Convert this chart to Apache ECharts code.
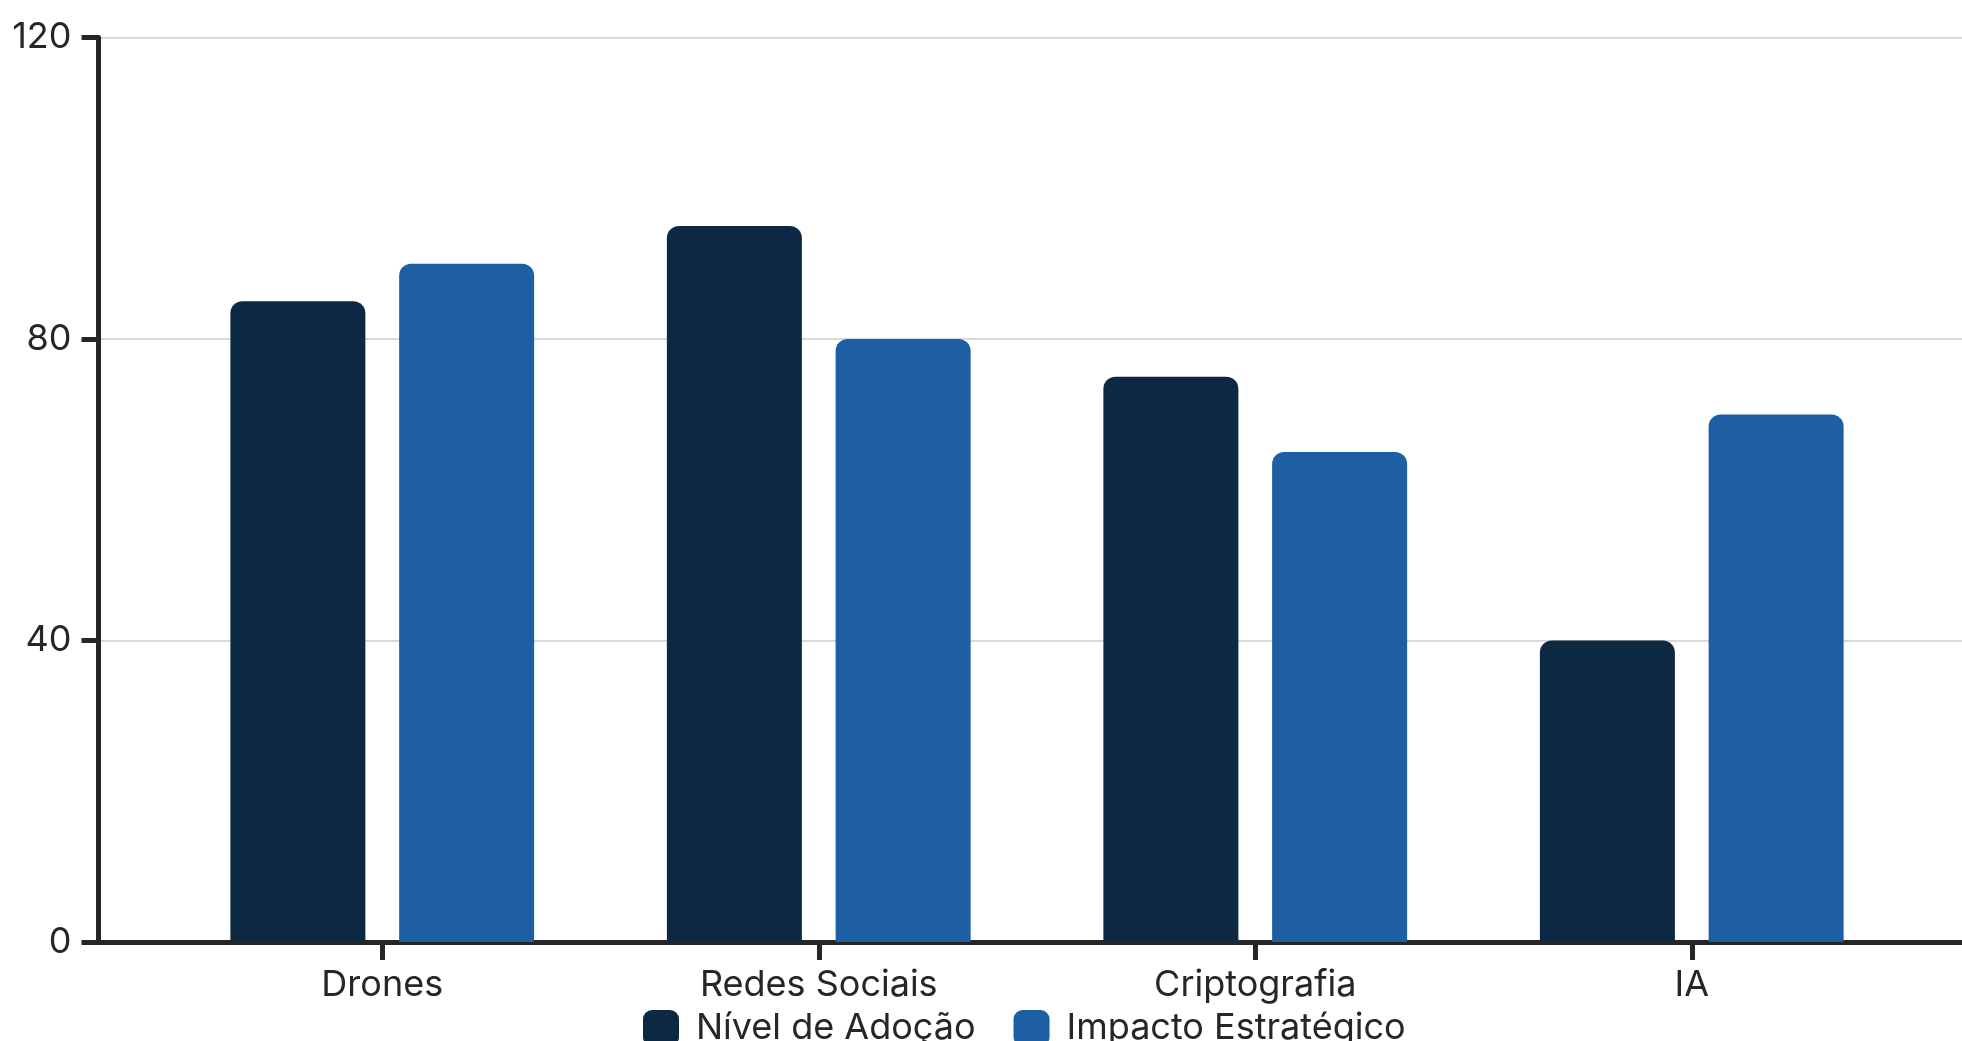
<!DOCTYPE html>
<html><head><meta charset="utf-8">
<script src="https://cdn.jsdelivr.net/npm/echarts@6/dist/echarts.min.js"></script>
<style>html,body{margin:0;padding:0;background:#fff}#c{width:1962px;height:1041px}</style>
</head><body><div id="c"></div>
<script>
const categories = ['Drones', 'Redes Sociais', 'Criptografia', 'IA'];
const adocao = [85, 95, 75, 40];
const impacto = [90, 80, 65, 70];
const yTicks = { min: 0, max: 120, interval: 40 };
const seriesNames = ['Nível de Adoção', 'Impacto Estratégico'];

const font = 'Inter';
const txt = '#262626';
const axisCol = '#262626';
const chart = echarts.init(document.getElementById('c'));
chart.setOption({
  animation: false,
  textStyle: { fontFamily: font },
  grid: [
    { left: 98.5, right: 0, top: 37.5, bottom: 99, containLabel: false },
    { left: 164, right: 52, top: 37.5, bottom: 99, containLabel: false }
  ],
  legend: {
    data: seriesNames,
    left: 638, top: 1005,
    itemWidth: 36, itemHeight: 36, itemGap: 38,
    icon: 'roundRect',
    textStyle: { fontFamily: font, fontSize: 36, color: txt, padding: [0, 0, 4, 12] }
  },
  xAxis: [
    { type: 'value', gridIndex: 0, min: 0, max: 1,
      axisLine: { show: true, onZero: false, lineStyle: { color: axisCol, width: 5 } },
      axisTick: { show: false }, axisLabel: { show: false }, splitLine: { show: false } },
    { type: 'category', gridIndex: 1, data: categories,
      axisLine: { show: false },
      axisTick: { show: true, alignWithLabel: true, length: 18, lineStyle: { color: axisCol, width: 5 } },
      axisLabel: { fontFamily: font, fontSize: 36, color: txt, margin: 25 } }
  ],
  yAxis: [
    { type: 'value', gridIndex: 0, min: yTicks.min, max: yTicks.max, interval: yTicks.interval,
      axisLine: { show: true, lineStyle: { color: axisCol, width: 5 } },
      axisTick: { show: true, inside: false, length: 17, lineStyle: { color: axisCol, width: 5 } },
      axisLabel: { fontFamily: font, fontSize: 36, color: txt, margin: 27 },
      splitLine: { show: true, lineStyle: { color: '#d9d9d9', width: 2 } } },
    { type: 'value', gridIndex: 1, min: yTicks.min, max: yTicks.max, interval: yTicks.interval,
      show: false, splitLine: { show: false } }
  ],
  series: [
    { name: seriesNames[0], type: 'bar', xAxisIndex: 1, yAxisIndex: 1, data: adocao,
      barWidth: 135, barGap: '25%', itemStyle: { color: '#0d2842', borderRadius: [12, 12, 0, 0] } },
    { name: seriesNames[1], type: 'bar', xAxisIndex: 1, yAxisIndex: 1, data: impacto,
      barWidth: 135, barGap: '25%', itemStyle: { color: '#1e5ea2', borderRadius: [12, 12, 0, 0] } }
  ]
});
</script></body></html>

· · · ·

The listing above must be printed again exactly, minus its pictures.

Convert this chart to Apache ECharts code.
<!DOCTYPE html>
<html><head><meta charset="utf-8">
<script src="https://cdn.jsdelivr.net/npm/echarts@6/dist/echarts.min.js"></script>
<style>html,body{margin:0;padding:0;background:#fff}#c{width:1962px;height:1041px}</style>
</head><body><div id="c"></div>
<script>
const categories = ['Drones', 'Redes Sociais', 'Criptografia', 'IA'];
const adocao = [85, 95, 75, 40];
const impacto = [90, 80, 65, 70];
const yTicks = { min: 0, max: 120, interval: 40 };
const seriesNames = ['Nível de Adoção', 'Impacto Estratégico'];

const font = 'Inter';
const txt = '#262626';
const axisCol = '#262626';
const chart = echarts.init(document.getElementById('c'));
chart.setOption({
  animation: false,
  textStyle: { fontFamily: font },
  grid: [
    { left: 98.5, right: 0, top: 37.5, bottom: 99, containLabel: false },
    { left: 164, right: 52, top: 37.5, bottom: 99, containLabel: false }
  ],
  legend: {
    data: seriesNames,
    left: 638, top: 1005,
    itemWidth: 36, itemHeight: 36, itemGap: 38,
    icon: 'roundRect',
    textStyle: { fontFamily: font, fontSize: 36, color: txt, padding: [0, 0, 4, 12] }
  },
  xAxis: [
    { type: 'value', gridIndex: 0, min: 0, max: 1,
      axisLine: { show: true, onZero: false, lineStyle: { color: axisCol, width: 5 } },
      axisTick: { show: false }, axisLabel: { show: false }, splitLine: { show: false } },
    { type: 'category', gridIndex: 1, data: categories,
      axisLine: { show: false },
      axisTick: { show: true, alignWithLabel: true, length: 18, lineStyle: { color: axisCol, width: 5 } },
      axisLabel: { fontFamily: font, fontSize: 36, color: txt, margin: 25 } }
  ],
  yAxis: [
    { type: 'value', gridIndex: 0, min: yTicks.min, max: yTicks.max, interval: yTicks.interval,
      axisLine: { show: true, lineStyle: { color: axisCol, width: 5 } },
      axisTick: { show: true, inside: false, length: 17, lineStyle: { color: axisCol, width: 5 } },
      axisLabel: { fontFamily: font, fontSize: 36, color: txt, margin: 27 },
      splitLine: { show: true, lineStyle: { color: '#d9d9d9', width: 2 } } },
    { type: 'value', gridIndex: 1, min: yTicks.min, max: yTicks.max, interval: yTicks.interval,
      show: false, splitLine: { show: false } }
  ],
  series: [
    { name: seriesNames[0], type: 'bar', xAxisIndex: 1, yAxisIndex: 1, data: adocao,
      barWidth: 135, barGap: '25%', itemStyle: { color: '#0d2842', borderRadius: [12, 12, 0, 0] } },
    { name: seriesNames[1], type: 'bar', xAxisIndex: 1, yAxisIndex: 1, data: impacto,
      barWidth: 135, barGap: '25%', itemStyle: { color: '#1e5ea2', borderRadius: [12, 12, 0, 0] } }
  ]
});
</script></body></html>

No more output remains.